Mulvaney released a semi-annual report to Congress Monday, detailing the CFPB’s work between April and September 2017, when Obama appointee and current Ohio gubernatorial candidate Richard Cordray led the bureau.

“The structure and powers of this agency are not something the Founders and Framers would recognize,”Mulvaney argued in his letter accompanying the report. The CFPB appears tyrannical in that it appears to accumulate “legislative, executive, and judiciary, [powers] in the same hands,” Mulvaney suggested, quoting from James Madison’s “Federalist Number 47.” Such an accumulation of power “may justly be pronounced the very definition of tyranny,” Madison wrote.

The CFPB director’s role, as the Dodd-Frank Act defined, simultaneously fills roles: “as a one-man legislature empowered to write rules to bind parties in new ways; as an executive officer subject to limited control by the President; and as an appellate judge presiding over the Bureau’s in-house court-like adjudications,” Mulvaney said.

Conservatives have attacked the CFPB for being unconstitutional since its inception. On top of the powers designated to the role of CFPB director — the only political appointee in the agency’s structure — the president cannot remove a director without significant cause, according to the Dodd-Frank Act. If Congress doesn’t amend the structure, the Supreme Court may eventually hear a case about the constitutionality of that structure.
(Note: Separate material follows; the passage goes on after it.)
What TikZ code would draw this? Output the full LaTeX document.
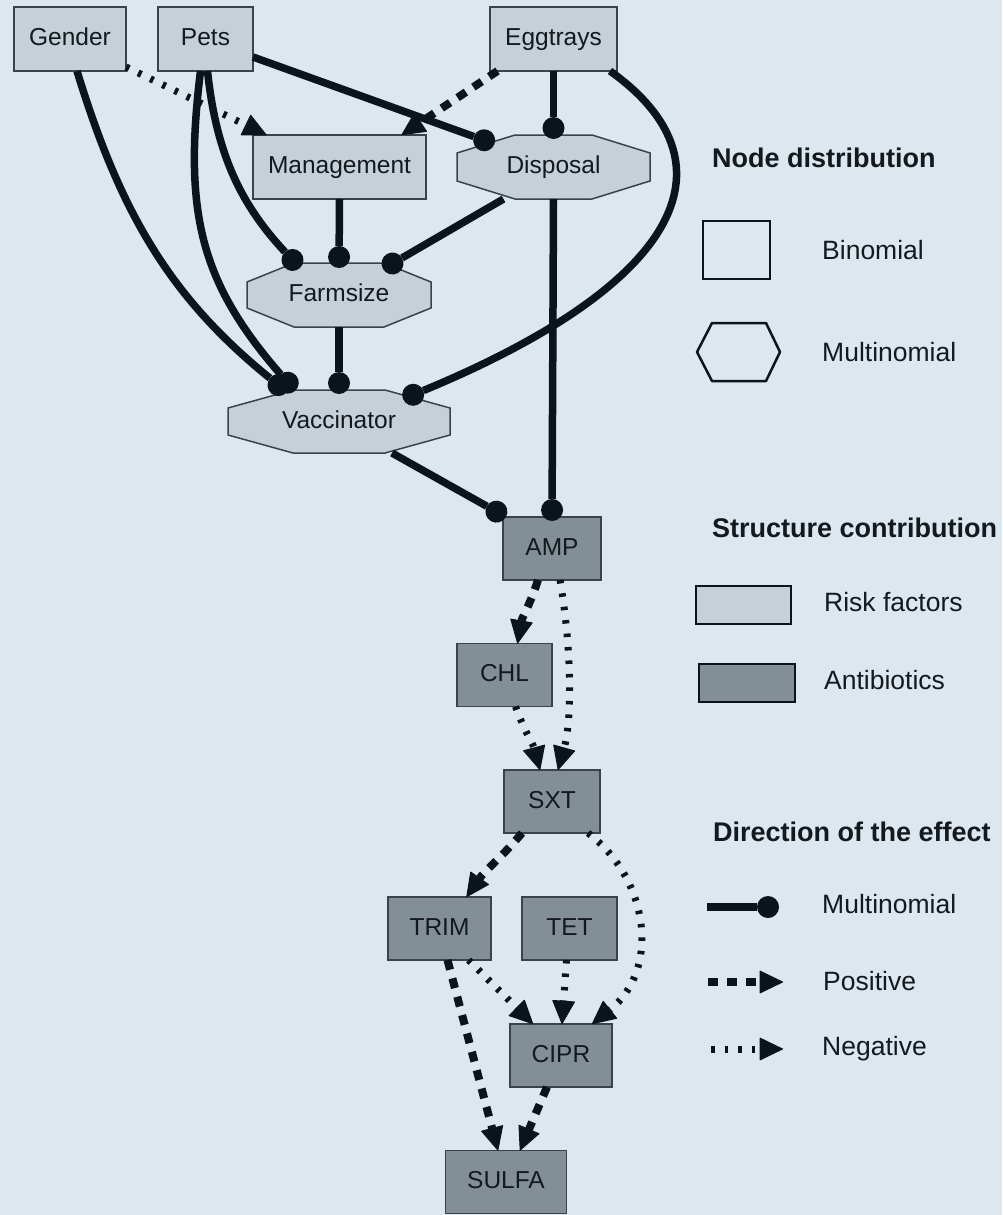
\documentclass[tikz,border=0pt]{standalone}
\usepackage{fontspec}
\setmainfont{Liberation Sans}
\usetikzlibrary{arrows.meta}
\definecolor{bgc}{HTML}{DCE7EF}
\definecolor{riskc}{HTML}{C5D0D8}
\definecolor{abc}{HTML}{838F97}
\definecolor{edgec}{HTML}{3A4349}
\definecolor{linec}{HTML}{0B141A}
\definecolor{txtc}{HTML}{14191D}
\pgfdeclarelayer{bg}
\pgfsetlayers{bg,main}
\tikzset{
  base/.style={draw=edgec, line width=1.5pt, inner sep=0pt, outer sep=0pt, text=txtc,
    font=\fontsize{24.5}{28}\selectfont, text height=17.5pt, text depth=4pt},
  risk/.style={base, fill=riskc},
  anti/.style={base, fill=abc},
  octnode/.style={inner sep=0pt, outer sep=0pt, text=txtc, font=\fontsize{24.5}{28}\selectfont,
    text height=17.5pt, text depth=4pt},
  octo/.style={draw=edgec, line width=1.5pt, fill=riskc},
  multiedge/.style={line width=7.5pt, draw=linec, -{Circle[length=22pt,width=22pt,line width=0pt]}},
  posedge/.style={line width=8pt, draw=linec, dash pattern=on 10pt off 9pt,
    -{Triangle[length=24pt,width=23pt,line width=1pt,round]}},
  negedge/.style={line width=7pt, draw=linec, dash pattern=on 3.5pt off 10pt,
    -{Triangle[length=24pt,width=23pt,line width=1pt,round]}},
  ttl/.style={anchor=west, inner sep=0pt, text=txtc, font=\fontsize{27}{31}\selectfont\bfseries},
  lab/.style={anchor=west, inner sep=0pt, text=txtc, font=\fontsize{26.5}{30}\selectfont},
  legshape/.style={draw=linec, line width=2.5pt},
}
\newcommand\octshape[3]{%
  \draw[octo] ([xshift=#2]#1.north west) -- ([xshift=-#2]#1.north east)
   -- ([yshift=-#3]#1.north east) -- ([yshift=#3]#1.south east)
   -- ([xshift=-#2]#1.south east) -- ([xshift=#2]#1.south west)
   -- ([yshift=#3]#1.south west) -- ([yshift=-#3]#1.north west) -- cycle;}
\begin{document}
\begin{tikzpicture}[x=1pt,y=1pt]
\begin{pgfonlayer}{bg}
\fill[bgc] (0,0) rectangle (1002,-1215);
\end{pgfonlayer}
\useasboundingbox (0,0) rectangle (1002,-1215);

% risk factor nodes
\node[risk, minimum width=112pt, minimum height=64pt] (gender) at (70,-39) {Gender};
\node[risk, minimum width=95pt, minimum height=64pt] (pets) at (205.5,-39) {Pets};
\node[risk, minimum width=127pt, minimum height=64pt] (egg) at (553.5,-39) {Eggtrays};
\node[risk, minimum width=173pt, minimum height=64pt] (man) at (339.5,-167) {Management};
\node[octnode, minimum width=193pt, minimum height=64pt] (disp) at (553.5,-167) {Disposal};
\node[octnode, minimum width=184pt, minimum height=64pt] (farm) at (339,-295) {Farmsize};
\node[octnode, minimum width=222pt, minimum height=63pt] (vac) at (339,-421.5) {Vaccinator};

% antibiotic nodes
\node[anti, minimum width=98pt, minimum height=63pt] (amp) at (552,-548.5) {AMP};
\node[anti, minimum width=95pt, minimum height=63pt] (chl) at (504.5,-675) {CHL};
\node[anti, minimum width=96pt, minimum height=63pt] (sxt) at (552,-801.5) {SXT};
\node[anti, minimum width=103pt, minimum height=63pt] (trim) at (439.5,-928.5) {TRIM};
\node[anti, minimum width=95pt, minimum height=63pt] (tet) at (569.5,-928.5) {TET};
\node[anti, minimum width=102pt, minimum height=63pt] (cipr) at (561,-1055.5) {CIPR};
\node[anti, minimum width=121pt, minimum height=63pt] (sulfa) at (506,-1182) {SULFA};

\begin{pgfonlayer}{bg}
\octshape{disp}{58pt}{18pt}
\octshape{farm}{47pt}{19pt}
\octshape{vac}{65pt}{18pt}
\end{pgfonlayer}

% multinomial edges
\draw[multiedge] ([yshift=-18pt]pets.east) -- ([xshift=-59pt,yshift=-9pt]disp.north);
\draw[multiedge] (egg.south) -- ([yshift=-4pt]disp.north);
\draw[multiedge] ([xshift=2pt]pets.south) to[out=-84,in=133] ([xshift=-39pt,yshift=-5pt]farm.north);
\draw[multiedge] (man.south) -- ([yshift=-5pt]farm.north);
\draw[multiedge] ([xshift=-50pt]disp.south) -- ([xshift=44pt,yshift=-6pt]farm.north);
\draw[multiedge] ([xshift=7pt]gender.south) to[out=-73,in=141] ([xshift=-52pt,yshift=-2pt]vac.north);
\draw[multiedge] ([xshift=-5pt]pets.south) to[out=-97,in=131,looseness=1.1] ([xshift=-44pt,yshift=-1pt]vac.north);
\draw[multiedge] (farm.south) -- ([yshift=-4pt]vac.north);
\draw[multiedge] ([xshift=-7pt]egg.south east) .. controls (735,-160) and (690,-280) .. ([xshift=64pt,yshift=-9pt]vac.north);
\draw[multiedge] ([xshift=53pt]vac.south) -- ([xshift=-46pt]amp.north);
\draw[multiedge] (disp.south) -- ([yshift=-4pt]amp.north);

% positive / negative edges
\draw[negedge] ([yshift=4pt]gender.south east) -- ([xshift=-73pt]man.north);
\draw[posedge] ([xshift=-56pt]egg.south) -- ([xshift=62pt]man.north);
\draw[posedge] ([xshift=-14pt]amp.south) to[out=-108,in=80] ([xshift=13pt]chl.north);
\draw[negedge] ([xshift=8pt]amp.south) .. controls (572,-650) and (572,-720) .. ([xshift=6pt]sxt.north);
\draw[negedge] ([xshift=11pt]chl.south) to[out=-70,in=105] ([xshift=-12pt]sxt.north);
\draw[posedge] ([xshift=-30pt]sxt.south) to[out=-130,in=55] ([xshift=27pt]trim.north);
\draw[negedge] ([xshift=36pt]sxt.south) .. controls (650,-880) and (660,-970) .. ([xshift=31pt]cipr.north);
\draw[negedge] ([xshift=29pt]trim.south) -- ([xshift=-28pt]cipr.north);
\draw[negedge] ([xshift=-3pt]tet.south) -- ([xshift=1pt]cipr.north);
\draw[posedge] ([xshift=8pt]trim.south) -- ([xshift=-8pt]sulfa.north);
\draw[posedge] ([xshift=-14pt]cipr.south) -- ([xshift=14pt]sulfa.north);

% legend
\node[ttl] (t1) at (712,-158) {Node distribution};
\draw[legshape] (703,-221) rectangle (770,-279);
\node[lab] (l1) at (822,-250) {Binomial};
\draw[legshape, line join=round] (712,-323) -- (766,-323) -- (780,-352) -- (766,-381) -- (712,-381) -- (697,-352) -- cycle;
\node[lab] (l2) at (822,-352) {Multinomial};

\node[ttl] (t2) at (712,-528) {Structure contribution};
\draw[legshape, fill=riskc] (696,-586) rectangle (791,-624);
\node[lab] (l3) at (824,-602) {Risk factors};
\draw[legshape, fill=abc] (699,-664) rectangle (795,-702);
\node[lab] (l4) at (824,-680) {Antibiotics};

\node[ttl] (t3) at (713,-832) {Direction of the effect};
\coordinate (m1) at (707,-907);
\coordinate (m2) at (779,-907);
\draw[multiedge] (m1) -- (m2);
\node[lab] (l5) at (822,-904) {Multinomial};
\coordinate (p1) at (708,-982);
\coordinate (p2) at (783,-982);
\draw[posedge] (p1) -- (p2);
\node[lab] (l6) at (823,-981) {Positive};
\coordinate (n1) at (711,-1049);
\coordinate (n2) at (783,-1049);
\draw[negedge] (n1) -- (n2);
\node[lab] (l7) at (822,-1049) {Negative};
\end{tikzpicture}
\end{document}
Mulvaney asked Congress to make four changes to the Dodd-Frank Act in order to make the CFPB more accountable:

1. Fund the Bureau through Congressional appropriations;
2. Require legislative approval of major Bureau rules;
3. Ensure the Director answers to the President in the exercise of executive authority; and
4. Create an independent Inspector General for the Bureau.

Mulvaney’s CFPB dodged oversight from Congress, Warren clams — one the interim director appears to agree with. The bureau has no dedicated inspector general and has little accountability to Congress since it’s budget isn’t subject to the normal appropriations process. (RELATED: An Exclusive Peek Into Elizabeth Warren’s Luxurious CFPB Headquarters)

“Since Mr. Mulvaney took control, he has ignored congressional mandates, turning the CFPB into the politicized rogue agency he accused it of being before,” Warren wrote in a March 28 Wall Street Journal op-ed. Warren complained Mulvaney has systematically ignored the requirements of the bureau, including the collection of sensitive information from banks under examination — something Mulvaney halted in December 2017, citing lax cyber security within the CFPB.

Mulvaney addressed the concerns in his letter, saying he knows many members of Congress are displeased with his actions as director, just as other members didn’t like Cordray’s actions. “Such continued frustration with the Bureau’s lack of accountability to any representative branch of government should be a warning sign that a lapse in democratic structure and republican principles has occurred,” Mulvaney said. “This cycle will repeat ad infinitum unless Congress acts to make it accountable to the American people.”

Trump appointed Mulvaney, who continues to serve as the director of the White House’s budget office, to lead the CFPB temporarily after Cordray resigned in November 2017. Trump has not yet nominated a new director.